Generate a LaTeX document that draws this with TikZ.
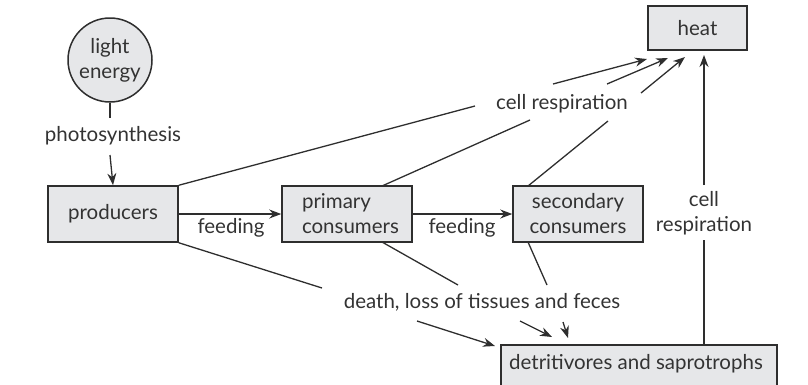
\documentclass[tikz,border=0pt]{standalone}
\usepackage{fontspec}
\setmainfont{Lato}
\usetikzlibrary{arrows.meta}
\definecolor{boxfill}{HTML}{E6E7E9}
\definecolor{ink}{HTML}{2E2E2E}
\definecolor{txt}{HTML}{333333}
\begin{document}
\begin{tikzpicture}[x=1pt,y=-1pt,
  font=\fontsize{20.5}{25}\selectfont, text=txt,
  box/.style={draw=ink, line width=1.5pt, fill=boxfill, inner sep=0pt, anchor=center},
  lbl/.style={inner sep=0pt, align=center, anchor=center},
  conn/.style={draw=ink, line width=1.3pt},
  arr/.style={conn, -{Stealth[length=12pt,width=9pt]}}]
\useasboundingbox (0,0) rectangle (808,384);
% nodes
\node[box, circle, minimum size=84pt, align=center] (light) at (110,60) {light\\energy};
\node[lbl] (photo) at (113,136) {photosynthesis};
\node[box, minimum width=130pt, minimum height=56pt] (prod) at (113,214) {producers};
\node[box, minimum width=130pt, minimum height=56pt, align=left, text width=120pt] (prim) at (347,214) {\hspace*{15pt}primary\\\hspace*{15pt}consumers};
\node[box, minimum width=130pt, minimum height=56pt, align=center] (sec) at (578,214) {secondary\\consumers};
\node[box, minimum width=99pt, minimum height=44pt] (heat) at (697.5,28) {heat};
\node[box, minimum width=276pt, minimum height=60pt, anchor=north west] (det) at (500,344) {};
\node[lbl] (detl) at (636,364) {detritivores and saprotrophs};
\node[lbl] (cr1) at (562,104) {cell respiration};
\node[lbl] (cr2) at (704,213) {cell\\respiration};
\node[lbl] (death) at (482,302) {death, loss of tissues and feces};
\node[lbl] (f1) at (231,228) {feeding};
\node[lbl] (f2) at (462,228) {feeding};
% coordinates
\coordinate (a1) at (475,106); \coordinate (a2) at (553,84); \coordinate (a3) at (647,59);
\coordinate (b0) at (382,186); \coordinate (b1) at (530,120); \coordinate (b2) at (607,84); \coordinate (b3) at (668,58);
\coordinate (c0) at (528,186); \coordinate (c1) at (608,121); \coordinate (c2) at (641,93); \coordinate (c3) at (685,57);
\coordinate (d1) at (322,288); \coordinate (d2) at (417,321); \coordinate (d3) at (495,346);
\coordinate (e0) at (382,242); \coordinate (e1) at (458,285); \coordinate (e2) at (520,321); \coordinate (e3) at (552,337);
\coordinate (g0) at (528,242); \coordinate (g1) at (547,285); \coordinate (g2) at (563,322); \coordinate (g3) at (568,338);
\coordinate (p1) at (110,118); \coordinate (p2) at (110,155);
\coordinate (h0) at (704,344); \coordinate (h1) at (704,240); \coordinate (h2) at (704,185); \coordinate (h3) at (704,55);
% connectors
\draw[conn] (light.south) -- (p1);
\draw[arr] (p2) -- (prod.north);
\draw[arr] (prod.east) -- (prim.west);
\draw[arr] (prim.east) -- (sec.west);
\draw[conn] (prod.north east) -- (a1);
\draw[arr] (a2) -- (a3);
\draw[conn] (b0) -- (b1);
\draw[arr] (b2) -- (b3);
\draw[conn] (c0) -- (c1);
\draw[arr] (c2) -- (c3);
\draw[conn] (prod.south east) -- (d1);
\draw[arr] (d2) -- (d3);
\draw[conn] (e0) -- (e1);
\draw[arr] (e2) -- (e3);
\draw[conn] (g0) -- (g1);
\draw[arr] (g2) -- (g3);
\draw[conn] (h0) -- (h1);
\draw[arr] (h2) -- (h3);
\end{tikzpicture}
\end{document}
◆ ◆ ◆ ◆ ◆
### WHAT IS NEEDED
Transcribe the listing in full and omit the pictures.

### FINAL RESULT
Generate a LaTeX document that draws this with TikZ.
\documentclass[tikz,border=0pt]{standalone}
\usepackage{fontspec}
\setmainfont{Lato}
\usetikzlibrary{arrows.meta}
\definecolor{boxfill}{HTML}{E6E7E9}
\definecolor{ink}{HTML}{2E2E2E}
\definecolor{txt}{HTML}{333333}
\begin{document}
\begin{tikzpicture}[x=1pt,y=-1pt,
  font=\fontsize{20.5}{25}\selectfont, text=txt,
  box/.style={draw=ink, line width=1.5pt, fill=boxfill, inner sep=0pt, anchor=center},
  lbl/.style={inner sep=0pt, align=center, anchor=center},
  conn/.style={draw=ink, line width=1.3pt},
  arr/.style={conn, -{Stealth[length=12pt,width=9pt]}}]
\useasboundingbox (0,0) rectangle (808,384);
% nodes
\node[box, circle, minimum size=84pt, align=center] (light) at (110,60) {light\\energy};
\node[lbl] (photo) at (113,136) {photosynthesis};
\node[box, minimum width=130pt, minimum height=56pt] (prod) at (113,214) {producers};
\node[box, minimum width=130pt, minimum height=56pt, align=left, text width=120pt] (prim) at (347,214) {\hspace*{15pt}primary\\\hspace*{15pt}consumers};
\node[box, minimum width=130pt, minimum height=56pt, align=center] (sec) at (578,214) {secondary\\consumers};
\node[box, minimum width=99pt, minimum height=44pt] (heat) at (697.5,28) {heat};
\node[box, minimum width=276pt, minimum height=60pt, anchor=north west] (det) at (500,344) {};
\node[lbl] (detl) at (636,364) {detritivores and saprotrophs};
\node[lbl] (cr1) at (562,104) {cell respiration};
\node[lbl] (cr2) at (704,213) {cell\\respiration};
\node[lbl] (death) at (482,302) {death, loss of tissues and feces};
\node[lbl] (f1) at (231,228) {feeding};
\node[lbl] (f2) at (462,228) {feeding};
% coordinates
\coordinate (a1) at (475,106); \coordinate (a2) at (553,84); \coordinate (a3) at (647,59);
\coordinate (b0) at (382,186); \coordinate (b1) at (530,120); \coordinate (b2) at (607,84); \coordinate (b3) at (668,58);
\coordinate (c0) at (528,186); \coordinate (c1) at (608,121); \coordinate (c2) at (641,93); \coordinate (c3) at (685,57);
\coordinate (d1) at (322,288); \coordinate (d2) at (417,321); \coordinate (d3) at (495,346);
\coordinate (e0) at (382,242); \coordinate (e1) at (458,285); \coordinate (e2) at (520,321); \coordinate (e3) at (552,337);
\coordinate (g0) at (528,242); \coordinate (g1) at (547,285); \coordinate (g2) at (563,322); \coordinate (g3) at (568,338);
\coordinate (p1) at (110,118); \coordinate (p2) at (110,155);
\coordinate (h0) at (704,344); \coordinate (h1) at (704,240); \coordinate (h2) at (704,185); \coordinate (h3) at (704,55);
% connectors
\draw[conn] (light.south) -- (p1);
\draw[arr] (p2) -- (prod.north);
\draw[arr] (prod.east) -- (prim.west);
\draw[arr] (prim.east) -- (sec.west);
\draw[conn] (prod.north east) -- (a1);
\draw[arr] (a2) -- (a3);
\draw[conn] (b0) -- (b1);
\draw[arr] (b2) -- (b3);
\draw[conn] (c0) -- (c1);
\draw[arr] (c2) -- (c3);
\draw[conn] (prod.south east) -- (d1);
\draw[arr] (d2) -- (d3);
\draw[conn] (e0) -- (e1);
\draw[arr] (e2) -- (e3);
\draw[conn] (g0) -- (g1);
\draw[arr] (g2) -- (g3);
\draw[conn] (h0) -- (h1);
\draw[arr] (h2) -- (h3);
\end{tikzpicture}
\end{document}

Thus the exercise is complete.